I have been interested in Stereoscopic Photography (3D stereo pairs) since the early 1980s. I started by making slides with a 35 mm camera. I took two pictures in succession, moving to the right or left between pictures while trying to stay focused on a single point. To view the 3D images, I intially used a hand viewer, but quickly progressed to using two slide projectors with polarized lenses, a silver screen, and polarized glasses. I also purchased two simple 35 mm cameras, mounted them on a single bar, then used a dual remote shutter release to take both pictures at the same time.
This worked for a number of years until it became impractical to continue making slides; Kodachrome was discontinued in 2009 and processesing ended in 2010. Instead I reverted to the single camera method and taking two pictures in succession. Only now I use a digital camera or a smart phone. Photo editing software lets me "fix" the images for rotation and offsets. Eventually I plan to purchase two inexpensive digital cameras and rig a common shutter for them. That project will likely have to wait awhile.
A stereo pair has one image for the left eye and one for the right eye. The goal is to have each eye only see its appropriate image. There are special viewers on the market to make this easy, but with practice you can force your eyes to do it without an aid. I just relax my eyes until the image doubles. With the doubled images, the goal is to make the right side of the left image overlap the left side of the right image. When this happens, it will look like you have 3 images in a row and the center one will appear in 3D. Good Luck!

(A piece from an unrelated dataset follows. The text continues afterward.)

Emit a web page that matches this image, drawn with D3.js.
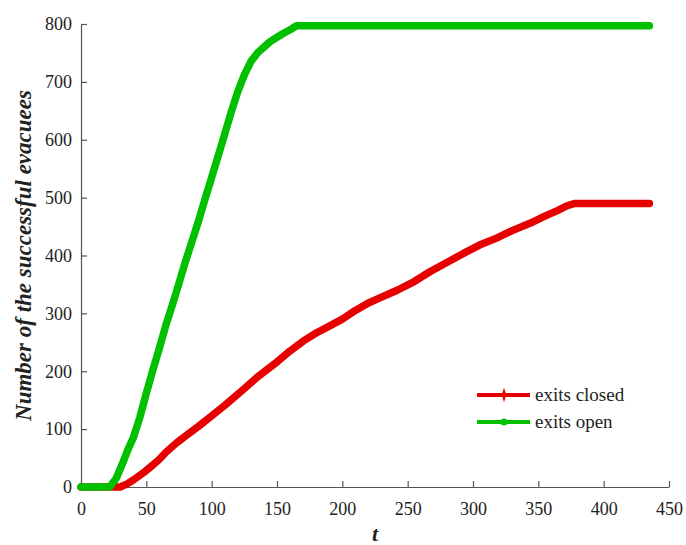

The 3D effect is most lifelike if the two images are from vantage points separated by the distance between your eyes. If the images are taken with a greater separation, then the 3D effect is magnified and the objects look smaller than you would expect. I routinely do this for pictures of landscapes.
One of the hazards of taking pictues in succession is that things (people, cars, animals, etc.) move between the two images. This results in a noticable artifact in the 3D image. Another challenge is focusing on the same object between the two images. These hazards can be avoided by using a two-camera setup or by using a special image splitting lens.
For more information on stereoscopic photograhy see stereoscopy.com
I inserted the stereo pairs in Adobe Acrobat files to ensure the width of each image is 2.5 inches (5 inches for the pair). The center of the two images are roughly 2.5 inches apart which is also roughly the distance between your eyes. This assists in enabling your brain to fuse the two images for the 3D effect.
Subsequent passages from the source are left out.